*TASK DIRECTIONS:*
Can you write out all the lines word for word, with no pictures?

--- RAW DATA ---

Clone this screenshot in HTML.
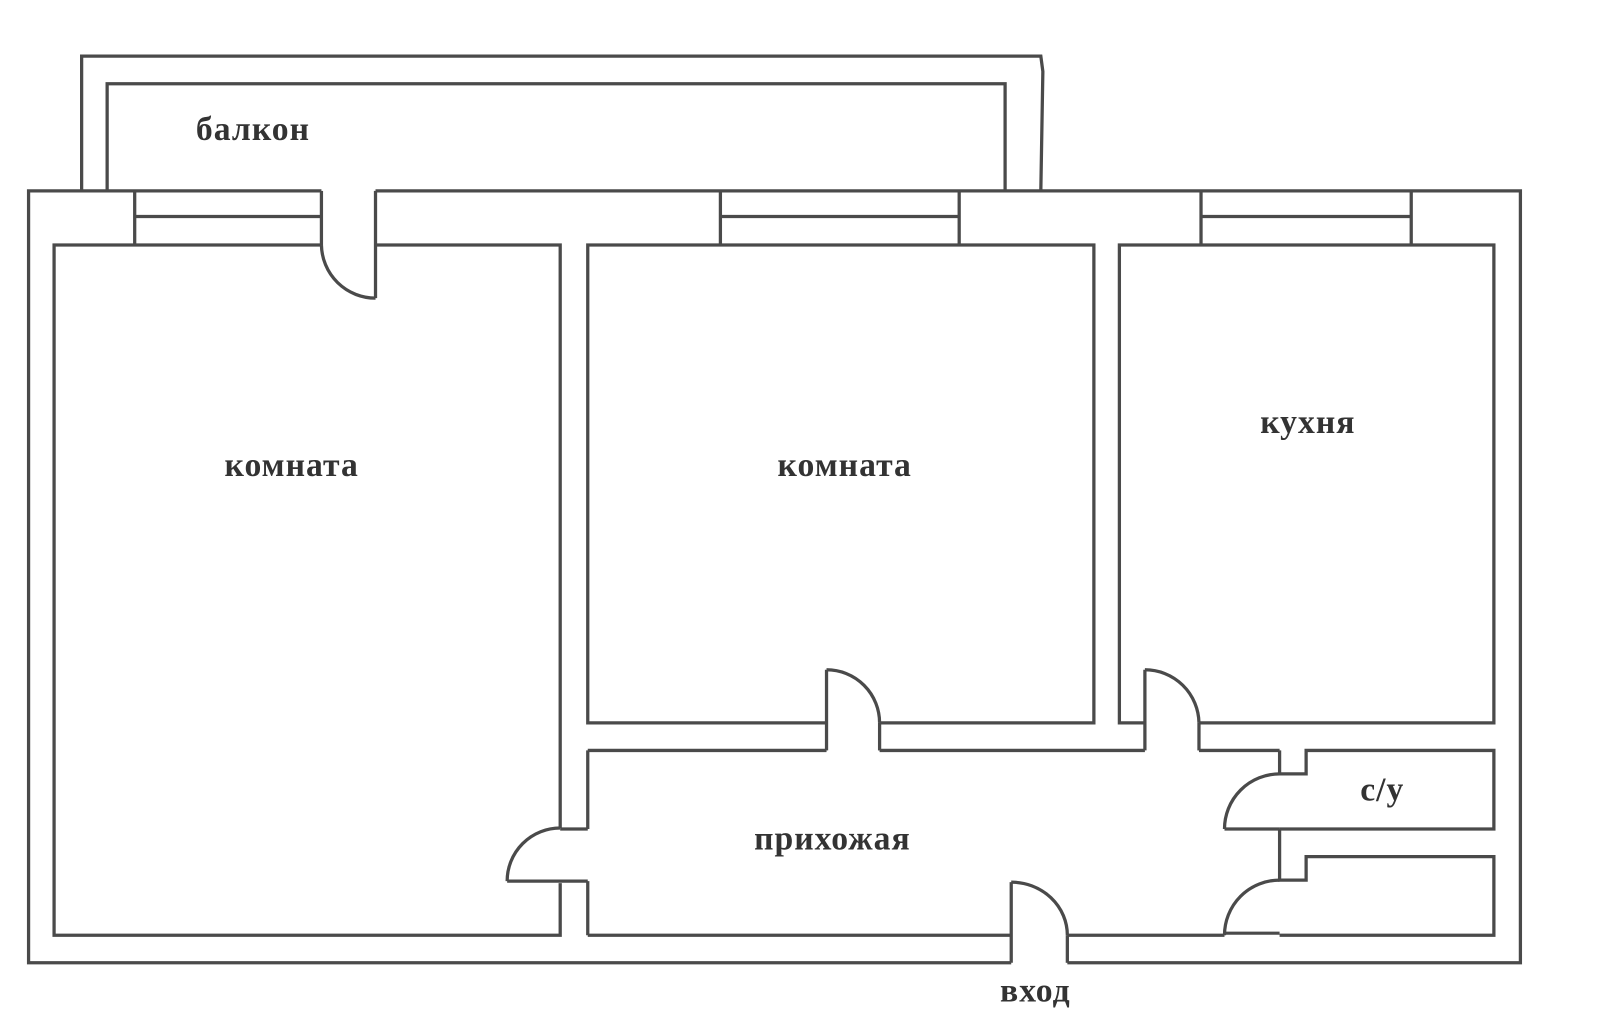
<!DOCTYPE html>
<html><head><meta charset="utf-8"><style>
html,body{margin:0;padding:0;background:#fff}
svg{display:block}
text{font-family:"Liberation Serif",serif;font-weight:bold;font-size:33px;letter-spacing:1px;fill:#333}
</style></head><body>
<svg width="1600" height="1021" viewBox="0 0 1568 1000" preserveAspectRatio="none" xmlns="http://www.w3.org/2000/svg">
<g fill="none" stroke="#4a4a4a" stroke-width="3.2" stroke-linejoin="miter">
<polyline points="80,187 80,55 1020,55 1022,70 1020,187"/>
<polyline points="105,187 105,82 985,82 985,187"/>
<polyline points="315,187 28,187 28,943 991,943"/>
<polyline points="368,187 1490,187 1490,943 1046,943"/>
<line x1="315" y1="187" x2="315" y2="240"/>
<line x1="368" y1="187" x2="368" y2="292"/>
<path d="M315,240 A53,53 0 0 0 368,292"/>
<line x1="132" y1="212" x2="315" y2="212"/>
<line x1="132" y1="187" x2="132" y2="240"/>
<line x1="706" y1="212" x2="940" y2="212"/>
<line x1="706" y1="187" x2="706" y2="240"/>
<line x1="940" y1="187" x2="940" y2="240"/>
<line x1="1177" y1="212" x2="1383" y2="212"/>
<line x1="1177" y1="187" x2="1177" y2="240"/>
<line x1="1383" y1="187" x2="1383" y2="240"/>
<polyline points="315,240 53,240 53,916 549,916 549,865"/>
<polyline points="368,240 549,240 549,811"/>
<line x1="549" y1="812" x2="576" y2="812"/>
<line x1="497" y1="863" x2="576" y2="863"/>
<path d="M549,811 A52,52 0 0 0 497,863"/>
<line x1="576" y1="735" x2="576" y2="812"/>
<line x1="576" y1="863" x2="576" y2="916"/>
<polyline points="810,708 576,708 576,240 1072,240 1072,708 862,708"/>
<line x1="810" y1="656" x2="810" y2="735"/>
<line x1="862" y1="708" x2="862" y2="735"/>
<path d="M810,656 A52,52 0 0 1 862,708"/>
<polyline points="1122,708 1097,708 1097,240 1464,240 1464,708 1175,708"/>
<line x1="1122" y1="656" x2="1122" y2="735"/>
<line x1="1175" y1="708" x2="1175" y2="735"/>
<path d="M1122,656 A53,53 0 0 1 1175,708"/>
<line x1="576" y1="735" x2="810" y2="735"/>
<line x1="862" y1="735" x2="1122" y2="735"/>
<line x1="1175" y1="735" x2="1254" y2="735"/>
<polyline points="1254,735 1254,758 1280,758 1280,735 1464,735 1464,812 1254,812"/>
<path d="M1254,758 A54,54 0 0 0 1200,812"/>
<line x1="1200" y1="812" x2="1254" y2="812"/>
<polyline points="1254,812 1254,862 1280,862 1280,839 1464,839 1464,916 1254,916"/>
<path d="M1254,862 A54,54 0 0 0 1200,916"/>
<line x1="1200" y1="914" x2="1254" y2="914" stroke-width="3"/>
<line x1="1200" y1="916" x2="1046" y2="916"/>
<line x1="1046" y1="916" x2="1046" y2="943"/>
<line x1="991" y1="864" x2="991" y2="943"/>
<path d="M991,864 A55,52 0 0 1 1046,916"/>
<line x1="991" y1="916" x2="576" y2="916"/>
</g>
<text x="192" y="137">балкон</text>
<text x="220" y="466">комната</text>
<text x="762" y="466">комната</text>
<text x="1235" y="424">кухня</text>
<text x="739" y="832">прихожая</text>
<text x="1333" y="784">с/у</text>
<text x="980" y="981">вход</text>
</svg>
</body></html>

---

*RESULT BELOW:*
Clone this screenshot in HTML.
<!DOCTYPE html>
<html><head><meta charset="utf-8"><style>
html,body{margin:0;padding:0;background:#fff}
svg{display:block}
text{font-family:"Liberation Serif",serif;font-weight:bold;font-size:33px;letter-spacing:1px;fill:#333}
</style></head><body>
<svg width="1600" height="1021" viewBox="0 0 1568 1000" preserveAspectRatio="none" xmlns="http://www.w3.org/2000/svg">
<g fill="none" stroke="#4a4a4a" stroke-width="3.2" stroke-linejoin="miter">
<polyline points="80,187 80,55 1020,55 1022,70 1020,187"/>
<polyline points="105,187 105,82 985,82 985,187"/>
<polyline points="315,187 28,187 28,943 991,943"/>
<polyline points="368,187 1490,187 1490,943 1046,943"/>
<line x1="315" y1="187" x2="315" y2="240"/>
<line x1="368" y1="187" x2="368" y2="292"/>
<path d="M315,240 A53,53 0 0 0 368,292"/>
<line x1="132" y1="212" x2="315" y2="212"/>
<line x1="132" y1="187" x2="132" y2="240"/>
<line x1="706" y1="212" x2="940" y2="212"/>
<line x1="706" y1="187" x2="706" y2="240"/>
<line x1="940" y1="187" x2="940" y2="240"/>
<line x1="1177" y1="212" x2="1383" y2="212"/>
<line x1="1177" y1="187" x2="1177" y2="240"/>
<line x1="1383" y1="187" x2="1383" y2="240"/>
<polyline points="315,240 53,240 53,916 549,916 549,865"/>
<polyline points="368,240 549,240 549,811"/>
<line x1="549" y1="812" x2="576" y2="812"/>
<line x1="497" y1="863" x2="576" y2="863"/>
<path d="M549,811 A52,52 0 0 0 497,863"/>
<line x1="576" y1="735" x2="576" y2="812"/>
<line x1="576" y1="863" x2="576" y2="916"/>
<polyline points="810,708 576,708 576,240 1072,240 1072,708 862,708"/>
<line x1="810" y1="656" x2="810" y2="735"/>
<line x1="862" y1="708" x2="862" y2="735"/>
<path d="M810,656 A52,52 0 0 1 862,708"/>
<polyline points="1122,708 1097,708 1097,240 1464,240 1464,708 1175,708"/>
<line x1="1122" y1="656" x2="1122" y2="735"/>
<line x1="1175" y1="708" x2="1175" y2="735"/>
<path d="M1122,656 A53,53 0 0 1 1175,708"/>
<line x1="576" y1="735" x2="810" y2="735"/>
<line x1="862" y1="735" x2="1122" y2="735"/>
<line x1="1175" y1="735" x2="1254" y2="735"/>
<polyline points="1254,735 1254,758 1280,758 1280,735 1464,735 1464,812 1254,812"/>
<path d="M1254,758 A54,54 0 0 0 1200,812"/>
<line x1="1200" y1="812" x2="1254" y2="812"/>
<polyline points="1254,812 1254,862 1280,862 1280,839 1464,839 1464,916 1254,916"/>
<path d="M1254,862 A54,54 0 0 0 1200,916"/>
<line x1="1200" y1="914" x2="1254" y2="914" stroke-width="3"/>
<line x1="1200" y1="916" x2="1046" y2="916"/>
<line x1="1046" y1="916" x2="1046" y2="943"/>
<line x1="991" y1="864" x2="991" y2="943"/>
<path d="M991,864 A55,52 0 0 1 1046,916"/>
<line x1="991" y1="916" x2="576" y2="916"/>
</g>
<text x="192" y="137">балкон</text>
<text x="220" y="466">комната</text>
<text x="762" y="466">комната</text>
<text x="1235" y="424">кухня</text>
<text x="739" y="832">прихожая</text>
<text x="1333" y="784">с/у</text>
<text x="980" y="981">вход</text>
</svg>
</body></html>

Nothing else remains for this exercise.